Bob Gainey's time as general manager of the Montreal Canadiens has been marked by many factors, but one overriding theme that seems to have developped is his unwillingness to negotiate with impending free agents until it is absolutely necessary.
This strategy - actually, it's more like a principle - has its strong and weak points. On the strong side, it sometimes allows you to avoid a horrible mistake. Take Sheldon Souray, for instance.
Let's say Gainey had negotiated with him during the 2006-07 season and managed to sign him to a five-year, $22.5 million deal with a cap hit of $4.5 mil per. That would be $900 K per season less than he received as a free agent from the Oilers, but Souray's very first year in Edmonton he only lasted 26 games. On the other hand, taking a $4.5 million cap hit for the Souray who scored 23 goals in 80 games last season would be very reasonable. My point here is that Souray was far too unreliable, both defensively and physically, to receive that kind of money and term.
On the other side of the coin we have Mark Streit, who signed a five-year, $20.5 million contract with the Isles last summer. It is pretty common knowledge that if Streit were presented with a four or five year deal in the $3.5 million range per season during the 2007-08 season, he probably would have snatched it up to stay in a city he had grown to love. That would have been a steal of a contract, and if Streit were still around Gainey wouldn't have needed to go out and sign an aging Jaroslav Spacek for slightly more money this offseason.
But now we have come to a crossroads in Gainey's principles because his "thoroughbred" Carey Price is up for restricted free agency next summer.

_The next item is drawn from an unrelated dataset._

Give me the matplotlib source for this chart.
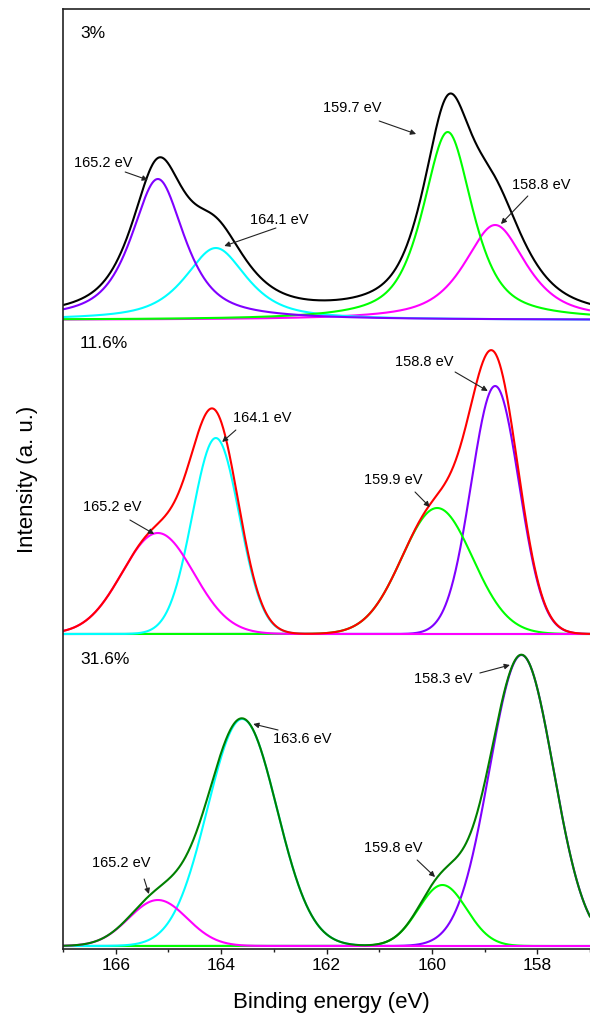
import numpy as np
import matplotlib
matplotlib.use("Agg")
import matplotlib.pyplot as plt

plt.rcParams["font.family"] = ["Liberation Sans", "DejaVu Sans"]

# Binding-energy grid (eV)
energy = np.linspace(167.0, 157.0, 1201)

# Sample labels and vertical offsets of the stacked spectra
sample_labels = ["3%", "11.6%", "31.6%"]
sample_offsets = [629, 315, 3]

# 3 % sample: pseudo-Voigt components (draw order)
s1_centers = [158.8, 164.1, 159.7, 165.2]
s1_heights = [95, 72, 188, 141]
s1_fwhm = [1.4, 1.4, 1.12, 1.2]
s1_lorentz = [0.75, 0.75, 0.7, 0.75]
s1_colors = ["#FF00FF", "#00FFFF", "#00FF00", "#8000FF"]
s1_envelope = "#000000"

# 11.6 % sample: Gaussian components (draw order)
s2_centers = [158.8, 159.9, 164.1, 165.2]
s2_heights = [248, 126, 196, 101]
s2_fwhm = [1.07, 1.58, 1.05, 1.6]
s2_lorentz = [0.0, 0.0, 0.0, 0.0]
s2_colors = ["#8000FF", "#00FF00", "#00FFFF", "#FF00FF"]
s2_envelope = "#FF0000"

# 31.6 % sample: Gaussian components (draw order)
s3_centers = [158.3, 159.8, 163.6, 165.2]
s3_heights = [291, 61, 227, 46]
s3_fwhm = [1.43, 1.08, 1.55, 1.3]
s3_lorentz = [0.0, 0.0, 0.0, 0.0]
s3_colors = ["#8000FF", "#00FF00", "#00FFFF", "#FF00FF"]
s3_envelope = "#008000"

# Peak annotations: label, text position, arrow tail, arrow head
s1_notes = [
    ("165.2 eV", (166.24, 786), (165.82, 777), (165.39, 769)),
    ("164.1 eV", (162.90, 729), (162.96, 721), (163.94, 703)),
    ("159.7 eV", (161.52, 841), (161.00, 828), (160.30, 815)),
    ("158.8 eV", (157.93, 764), (158.18, 753), (158.69, 725)),
]
s2_notes = [
    ("165.2 eV", (166.07, 442), (165.73, 429), (165.27, 415)),
    ("164.1 eV", (163.22, 531), (163.72, 519), (163.98, 507)),
    ("159.9 eV", (160.74, 469), (160.32, 457), (160.04, 442)),
    ("158.8 eV", (160.15, 587), (159.56, 577), (158.94, 558)),
]
s3_notes = [
    ("165.2 eV", (165.90, 86), (165.46, 70), (165.37, 55)),
    ("163.6 eV", (162.46, 210), (162.92, 219), (163.39, 225)),
    ("159.8 eV", (160.74, 101), (160.28, 89), (159.94, 72)),
    ("158.3 eV", (159.79, 270), (159.09, 276), (158.52, 284)),
]
label_y = [916, 606, 290]


def pseudo_voigt(x, center, height, fwhm, eta):
    half = fwhm / 2.0
    lor = 1.0 / (1.0 + ((x - center) / half) ** 2)
    gau = np.exp(-4.0 * np.log(2.0) * ((x - center) / fwhm) ** 2)
    return height * (eta * lor + (1.0 - eta) * gau)


fig = plt.figure(figsize=(5.9, 10.15), dpi=100)
ax = fig.add_axes([63 / 590, 1 - 949 / 1015, 527 / 590, 940 / 1015])

samples = [
    (s1_centers, s1_heights, s1_fwhm, s1_lorentz, s1_colors, s1_envelope, s1_notes),
    (s2_centers, s2_heights, s2_fwhm, s2_lorentz, s2_colors, s2_envelope, s2_notes),
    (s3_centers, s3_heights, s3_fwhm, s3_lorentz, s3_colors, s3_envelope, s3_notes),
]

lw = 1.5
for (centers, heights, fwhm, eta, colors, env_color, notes), base, name, ly in zip(
        samples, sample_offsets, sample_labels, label_y):
    total = np.zeros_like(energy)
    for c, h, w, e, col in zip(centers, heights, fwhm, eta, colors):
        comp = pseudo_voigt(energy, c, h, w, e)
        total += comp
        ax.plot(energy, base + comp, color=col, lw=lw, solid_capstyle="butt")
    ax.plot(energy, base + total, color=env_color, lw=lw)
    ax.text(166.68, ly, name, fontsize=12.5, ha="left", va="center")
    for text, tpos, tail, head in notes:
        ax.text(tpos[0], tpos[1], text, fontsize=10.5, ha="center", va="center")
        ax.annotate("", xy=head, xytext=tail,
                    arrowprops=dict(arrowstyle="-|>", color="#222222", lw=0.8,
                                    mutation_scale=8, shrinkA=0, shrinkB=0))

ax.set_xlim(167, 157)
ax.set_ylim(0, 940)
ax.set_xticks([166, 164, 162, 160, 158])
ax.set_xticks([167, 165, 163, 161, 159, 157], minor=True)
ax.set_yticks([])
ax.tick_params(axis="x", which="major", direction="out", length=3.5, width=1.0,
               labelsize=12.5, pad=3, color="#222222")
ax.tick_params(axis="x", which="minor", direction="out", length=2.5, width=1.0,
               color="#222222")
for side in ["left", "top", "bottom"]:
    ax.spines[side].set_linewidth(1.2)
    ax.spines[side].set_color("#222222")
ax.spines["right"].set_visible(False)

ax.set_xlabel("Binding energy (eV)", fontsize=16)
ax.set_ylabel("Intensity (a. u.)", fontsize=16)
ax.xaxis.set_label_coords(0.51, -0.046)
ax.yaxis.set_label_coords(-0.048, 0.5)

fig.savefig("out.png", dpi=100)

Price's name immediately came to mind when I saw that the Columbus Blue Jackets had locked up centre Derrick Brassard and his 48 career games of NHL experience to a four-year extension worth $12.8 million. Brassard is a year younger than Price and - despite what Price went through last season - hasn't accomplished nearly as much in the NHL.
The thinking for Jackets GM Scott Howson must have been that if Brassard puts up a tremendous season riding shotgun with Rick Nash, it will likely cost him much more money to negotiate at the end of the season than it would this summer.
In a word, Howson gambled.
Time will tell if that gamble pays off, but I think it's time for Gainey to do a little gambling as well. If he truly believes Price is his thoroughbred, then get his name on a contract before the end of training camp.
It's hard to say how much Price would fetch as a restricted free agent at the end of the season, even if he somehow wins the Vezina Trophy this year. Comparables simply don't exist for him because very few goalies are able to justify a huge contract as a 22-year-old. Even Rick DiPietro had to wait until he was 25 before getting his ridiculous 15-year, $67.5 million deal handed to him by his former backup Garth Snow.
DiPietro had 58 career wins at the time he signed. Price enters this season with 47 wins. There simply aren't any goaltenders in the salary cap era with those kinds of credentials at that age, which makes finding a number to even begin negotiations with Price a little tricky.
But I would have to believe that if you are going to hitch the franchise on this young man's back, there would be no better time than the present to negotiate a deal.
First of all, I think everyone in Montreal and beyond has some significant doubts as to whether or not Price will indeed become a franchise goalie. As confident as he is in his own abilities, I would have to believe that somewhere in the deeper recesses of Price's mind, he has to have some degree of doubt as well. So if that's the case, would he not welcome the chance to sign a long-term deal now?
What if he has a repeat of the second half of last season? What if this newfangled team plays horribly in front of him? What if this new goalie coach messes him up even more than the last one? What if Jaroslav Halak completely outplays him (again)? What if? What if? What if?
Meanwhile, Gainey must be asking some of those same questions, but I have a feeling his confidence in this young man is unwavering. Why else would he so brazenly come to Price's defence after that utter meltdown last season, using words you never hear coming out of the mouth of someone who's usually so reserved?
If Gainey truly thinks of Price as a "thoroughbred," it's time to get that horse locked up at a discount, because Gainey hasn't left himself much wiggle room for next summer.
Gainey has nearly $44 million committed to 12 players in 2010-11, and if the cap actually winds up dropping by a couple of million as people are speculating, that will leave him with about $10 million to fill his roster.
Tomas Plekanec will be an unrestricted free agent while Guillaume Latendresse and Maxim Lapierre will both be restricted with arbitration rights. Assuming all three have big years and they are all re-signed, they will likely eat up about $6 million of that cap space, leaving another $4 million to sign Price and SEVEN more players. Not a pretty situation.
It is not outside the realm of possibility that Price alone could command the entirety of that $4 million cushion, assuming he puts together a dominant season. If that happens, Plekanec would probably have to be allowed to walk away for nothing, no matter how he plays this season. But right now, there is no way Price could justify that kind of money based on what he did last year, and even in the playoffs the year before.
If Price is willing to talk shop prior to the season, Gainey has to do everything in his power to get his name on a contract similar to the one Brassard signed last week.
Or else next July 1 could get very ugly.